Rows from a dataset of charts and code:
============================================================
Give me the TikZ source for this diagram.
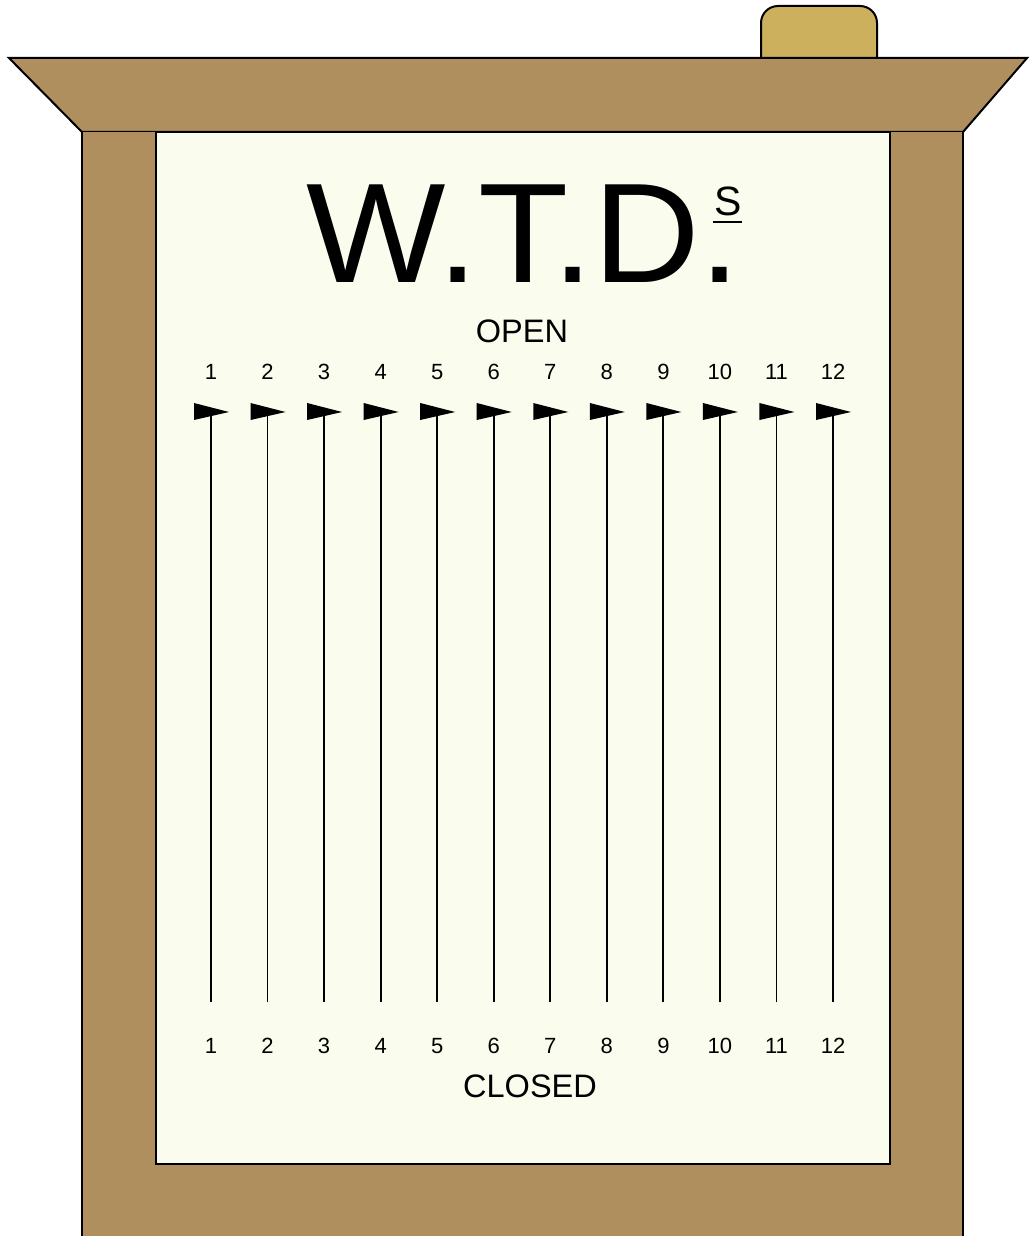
\documentclass[tikz,border=0pt]{standalone}
\usepackage{fontspec}
\setmainfont{Liberation Sans}
\usetikzlibrary{positioning}
\definecolor{framebrown}{RGB}{176,143,95}
\definecolor{knobgold}{RGB}{204,176,94}
\definecolor{panelcream}{RGB}{250,253,238}

\begin{document}
\begin{tikzpicture}[x=1pt, y=-1pt, line width=2pt,
  wood/.style={fill=framebrown, draw=black},
  numlabel/.style={inner sep=0, anchor=base, font=\fontsize{22}{22}\selectfont},
  signtext/.style={inner sep=0, anchor=base, font=\fontsize{32.5}{32.5}\selectfont}]
  \useasboundingbox (0,0) rectangle (1029,1236);
  % knob and cornice
  \draw[fill=knobgold, rounded corners=17pt] (761,58) -- (761,6) -- (877,6) -- (877,58);
  \draw[wood] (9,58) -- (1027,58) -- (963,132) -- (82,132) -- cycle;
  % case and panel
  \fill[framebrown] (82,132) rectangle (963,1236);
  \draw (82,1236) -- (82,132) (963,132) -- (963,1236);
  \draw[fill=panelcream] (156,132) rectangle (890,1164);
  % heading
  \node[inner sep=0, anchor=base west, font=\fontsize{142}{142}\selectfont] (title) at (305,282) {\scalebox{1.04}[1]{W.T.D.}};
  \node[inner sep=0, anchor=base west, font=\fontsize{41}{41}\selectfont] (sup) at (713,215) {S};
  \draw ([yshift=-7pt]sup.base west) -- ([yshift=-7pt]sup.base east);
  \node[signtext] (open) at (522,342) {OPEN};
  \node[signtext] (closed) at (530,1097) {CLOSED};
  % flags
  \foreach \i [evaluate=\i as \px using 211+(\i-1)*56.545] in {1,...,12} {
    \node[numlabel] (top\i) at (\px,379) {\i};
    \node[numlabel] (bot\i) at (\px,1053) {\i};
    \coordinate (foot\i) at (\px,1002);
    \coordinate (mast\i) at (\px,412);
    \draw[line width=1.8pt] (foot\i) -- (mast\i);
    \fill ([xshift=-17pt,yshift=9pt]mast\i) -- ([xshift=18pt]mast\i) -- ([xshift=-17pt,yshift=-8pt]mast\i) -- cycle;
  }
\end{tikzpicture}
\end{document}
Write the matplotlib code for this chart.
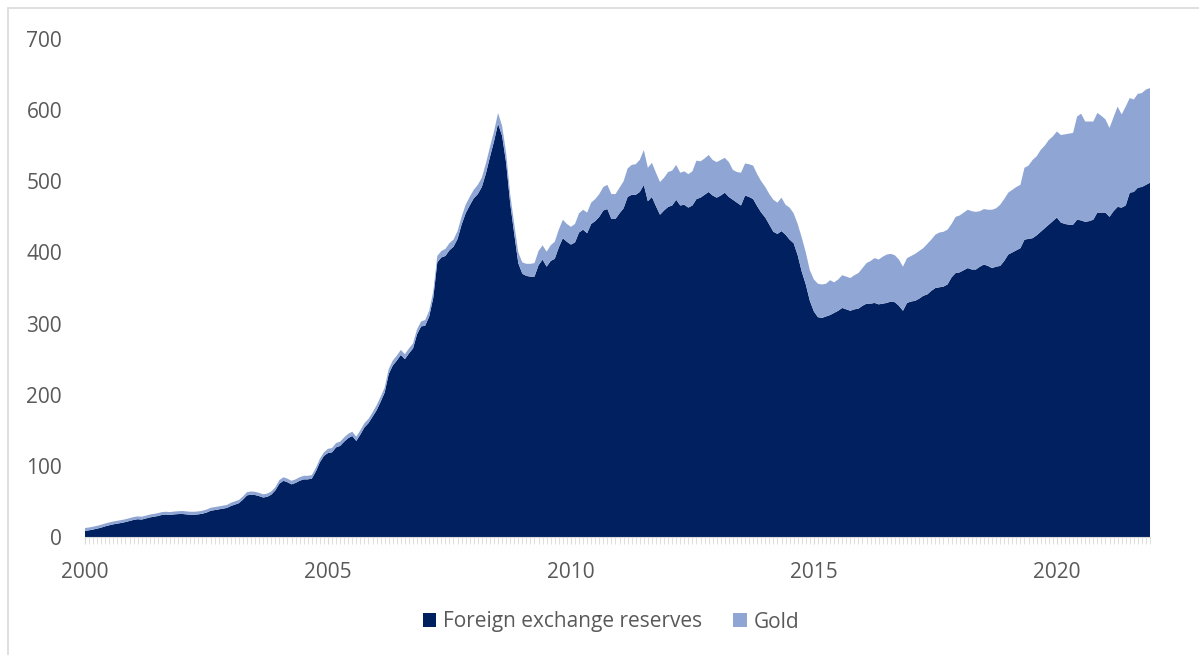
import matplotlib
import numpy as np

matplotlib.use("Agg")
import matplotlib.pyplot as plt
from matplotlib.patches import Rectangle

# monthly values, Jan 2000 - Dec 2021 (bn USD)
fx = [
    8.6, 9.4, 10.5, 11.8, 13.2, 15.0, 16.5, 17.8, 18.8, 19.8, 21.0, 22.5,
    24, 25, 24.5, 26, 27.5, 28.5, 29.5, 31, 31.5, 31, 31.8, 32.2,
    32.4, 31.8, 31.3, 31.3, 31.8, 32.8, 34.3, 36.8, 37.8, 38.8, 39.8, 40.8,
    43.5, 45.5, 47.5, 52.5, 58.5, 59.5, 59, 57.5, 55.5, 56.5, 59.5, 65.5,
    75, 79, 77, 74, 76, 79, 81, 81, 82, 92, 105, 114,
    118, 119, 126, 128, 134, 139, 142, 135, 144, 154, 160, 169,
    178, 190, 203, 229, 241, 248, 256, 250, 258, 265, 285, 296,
    297, 310, 336, 386, 393, 395, 403, 408, 419, 439, 455, 466,
    476, 482, 492, 511, 534, 556, 581, 564, 526, 469, 426, 385,
    370, 367, 366, 366, 382, 390, 380, 388, 391, 407, 420, 415,
    411, 414, 428, 432, 427, 440, 444, 450, 459, 461, 447, 447,
    455, 462, 478, 481, 481, 485, 495, 472, 478, 465, 453, 459,
    464, 466, 474, 466, 467, 463, 466, 475, 477, 481, 485, 480,
    477, 480, 484, 478, 474, 470, 466, 480, 478, 475, 465, 456,
    449, 439, 429, 426, 430, 425, 418, 413, 396, 373, 355, 332,
    317, 309, 308, 310, 312, 315, 318, 322, 320, 318, 320, 321,
    325, 328, 328, 329, 327, 328, 329, 331, 330, 325, 318, 329,
    331, 332, 335, 339, 341, 346, 350, 351, 352, 355, 365, 371,
    372, 375, 378, 376, 376, 380, 383, 381, 378, 380, 381, 388,
    397, 400, 403, 406, 418, 419, 420, 424, 429, 434, 439, 444,
    449, 442, 440, 439, 439, 446, 445, 443, 444, 446, 456, 456,
    456, 450, 458, 464, 463, 466, 484, 485, 491, 492, 495, 498,
]
gold = [
    4.0, 4.0, 4.0, 4.0, 4.0, 4.0, 4.0, 4.0, 4.0, 4.0, 4.0, 4.0,
    4.0, 4.0, 4.0, 4.0, 4.0, 4.0, 4.0, 4.0, 4.0, 4.0, 4.0, 4.0,
    4.2, 4.2, 4.2, 4.2, 4.2, 4.2, 4.2, 4.2, 4.2, 4.2, 4.2, 4.2,
    4.5, 4.5, 4.5, 4.5, 4.5, 4.5, 4.5, 4.5, 4.5, 4.5, 4.5, 4.5,
    5, 5, 5, 5, 5, 5, 5, 5, 5, 5, 5, 5,
    6, 6, 6, 6, 6, 6, 6, 6, 6, 6, 6, 6,
    7, 7, 7, 7, 7, 7, 7, 7, 7, 7, 7, 7,
    8, 8, 9, 9, 9, 10, 10, 10, 11, 11, 12, 12,
    12, 13, 13, 14, 14, 14, 15, 14, 14, 13, 14, 15,
    16, 17, 18, 19, 20, 20, 21, 22, 24, 25, 26, 25,
    25, 26, 27, 28, 29, 30, 31, 32, 33, 34, 35, 35,
    36, 38, 40, 42, 43, 45, 49, 47, 48, 47, 46, 46,
    49, 49, 49, 46, 47, 47, 48, 54, 51, 51, 52, 50,
    50, 50, 49, 49, 42, 43, 46, 45, 46, 47, 45, 44,
    43, 43, 45, 44, 47, 42, 45, 42, 44, 48, 45, 43,
    45, 47, 47, 46, 49, 43, 44, 46, 46, 46, 48, 50,
    53, 57, 60, 63, 63, 66, 68, 67, 66, 65, 62, 63,
    64, 66, 67, 67, 71, 72, 75, 77, 77, 77, 75, 79,
    80, 81, 82, 82, 81, 78, 78, 79, 82, 82, 86, 87,
    87, 88, 89, 89, 101, 103, 110, 111, 115, 116, 119, 119,
    121, 123, 126, 128, 129, 145, 150, 141, 140, 138, 140, 136,
    131, 125, 132, 141, 131, 139, 133, 130, 132, 132, 134, 133,
]
tick_years = ["2000", "2005", "2010", "2015", "2020"]
labels = ["Foreign exchange reserves", "Gold"]

DARK = "#002060"
LIGHT = "#8fa6d4"
TEXT = "#595959"

plt.rcParams["font.family"] = ["Open Sans", "DejaVu Sans"]

fig = plt.figure(figsize=(11.99, 6.55), dpi=100)
ax = fig.add_axes([85 / 1199, 118 / 655, 1065 / 1199, 498 / 655])

x = np.arange(len(fx))
ax.stackplot(x, fx, gold, colors=[DARK, LIGHT], labels=labels, linewidth=0)

ax.set_xlim(0, len(fx) - 1)
ax.set_ylim(0, 700)
ax.set_yticks(range(0, 701, 100))
ax.set_xticks(np.arange(0, len(fx), 60))
ax.set_xticklabels(tick_years)
ax.set_xticks(x, minor=True)

for s in ["top", "right", "left"]:
    ax.spines[s].set_visible(False)
ax.spines["bottom"].set_color("#d9d9d9")
ax.tick_params(axis="y", length=0, pad=16.5, labelsize=15, labelcolor=TEXT)
ax.tick_params(axis="x", which="both", length=5, color="#d9d9d9",
               labelsize=15, labelcolor=TEXT, pad=13)

handles, _ = ax.get_legend_handles_labels()
fig.legend(handles, labels, loc="center", bbox_to_anchor=(611 / 1199, 1 - 622 / 655),
           ncol=2, frameon=False, fontsize=15, labelcolor=TEXT,
           handlelength=0.63, handleheight=0.63, handletextpad=0.34, columnspacing=1.5)

# chart area border
fig.patches.append(Rectangle((8 / 1199, -0.05), 1.1, 1 - 8 / 655 + 0.05,
                             transform=fig.transFigure, fill=False,
                             edgecolor="#d9d9d9", linewidth=1.2))

fig.savefig("out.png", dpi=100)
============================================================
Task prompt:
All lines above starting at the one with "Write the matplotlib code for this chart." and ending at the one with "from matplotlib.patches import Rectangle", inclusive, are to be printed again exactly, with the pictures left out.

Solution for this problem:
Write the matplotlib code for this chart.
import matplotlib
import numpy as np

matplotlib.use("Agg")
import matplotlib.pyplot as plt
from matplotlib.patches import Rectangle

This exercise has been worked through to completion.